Le ambizioni di Liberi e uguali
Purtroppo un discorso speculare va fatto per Liberi e uguali (Leu). Non si sono resi conto che fondere tre formazioni politiche neonate (Movimento democratico e progressista, Possibile e Sinistra italiana), e scegliere come leader Pietro Grasso (un uomo proveniente dal Pd, abbastanza estraneo alla cultura della sinistra, che non ha praticamente mai fatto politica attiva), significava tagliare il ramo su cui ci si voleva sedere.
Il risultato di poco superiore al 3 per cento fa piazza pulita di due ambizioni politiche: l’idea strategica di fuoriusciti del Pd come Massimo D’Alema e Pier Lugi Bersani di ottenere un consenso tale da poter lanciare una specie di offerta pubblica di acquisto sul loro ex partito, e la speranza legittima di poter costruire una formazione di sinistra allargata che non fosse solo un cartello elettorale.

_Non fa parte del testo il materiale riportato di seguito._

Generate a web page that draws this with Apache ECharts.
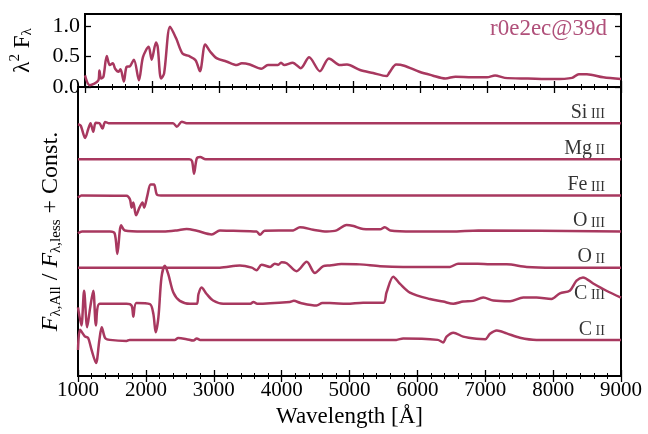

E invece, l’unione ha fatto la fossa: Leu è morta il 5 marzo, se non il 4 marzo pomeriggio. Auguriamoci solo che nessuno si accanisca a prolungare un’agonia.
Ci sono alternative a sinistra?
L’1,1 per cento di Potere al popolo (Pap) è un risultato dignitoso, ma non entusiasmante. Considerando che ha fatto una campagna elettorale con pochissimi soldi e quasi nessuna possibilità di farsi conoscere dagli elettori, Pap è l’unica formazione di sinistra ad aver raccolto un po’ di più di quello che ci si aspettava.
Ma cos’è oggi? È un buon punto di partenza per poter innescare quella partecipazione allargata di tutti coloro che avevano voglia di una proposta di sinistra chiara, che esprimesse anche nella scelta dei rappresentanti la cultura femminista, il desiderio di rivolta contro politiche che hanno reso più precaria e senza prospettive la vita dei più giovani, una nuova questione meridionale.
Del resto, senza ombra di dubbio, è il sud ad avere deciso l’esito di queste elezioni. Luigi Di Maio potrebbe essere il primo ministro meridionale dai tempi di Ciriaco De Mita. In tutta la storia repubblicana sono stati cinque su 28: Mario Scelba, Giovanni Leone, Emilio Colombo, Aldo Moro e De Mita appunto.
Alla luce del disastro, c’è un dato interessante che arriva dalla vittoria di Nicola Zingaretti
Alla luce del disastro, c’è un dato interessante che arriva dalla vittoria di Nicola Zingaretti alla regione Lazio. L’idea di un ponte tra il Partito democratico e la sinistra, di una forza in grado di raccoglie i delusi del Pd che probabilmente alle politiche hanno votato M5s, Pap o non hanno votato, rappresenta meglio le idee degli elettori. Zingaretti è in questo momento l’unico leader credibile del Partito democratico.
C’è un’ultima questione su cui ragionare, ed è quella della cultura politica. In questi dieci anni il disastro più grande a sinistra è stato quello culturale: il Pd, dopo essersi sbarazzato delle ideologie (quella socialista, quella comunista) non è riuscito a trovare una cultura politica di riferimento.
Oggi chi dice che l’antifascismo è in crisi, o si lamenta della vittoria dell’antipolitica, dovrebbe riascoltare il discorso fondativo del Pd, pronunciato da Walter Veltroni nel 2007 al Lingotto di Torino, o rileggersi il suo testo inaugurale, La nuova stagione. C’era già tutto, ovvero niente: dall’eredità dei partiti novecenteschi vista come una zavorra al mito della governabilità e della vocazione maggioritaria.
Al modello di Tony Blair oggi possiamo dare la corresponsabilità di aver gettato i semi della crisi della socialdemocrazia a cui assistiamo in Europa. Ma non possiamo non riconoscere che almeno era riuscito a sviluppare una cultura politica: la terza via non era solo uno slogan, tipo la rottamazione. E accanto a sé Blair aveva intellettuali come Anthony Giddens o Timothy Garton Ash.
Il Pd nemmeno quello. Non c’è un intellettuale, una rivista di riferimento, un libro, un’associazione, che sia stata importante nella costruzione della sua identità. Chi aveva sperato in un grande partito capace di elaborare strumenti per interpretare la contemporaneità per poi cambiarla, rimane inappellabilmente deluso.
La sconfitta più clamorosa per la sinistra è stata quella subita sul piano dell’egemonia culturale. Forse la prossima volta, invece di preparare le slide, si può dare un’occhiata ai Quaderni del carcere di Antonio Gramsci.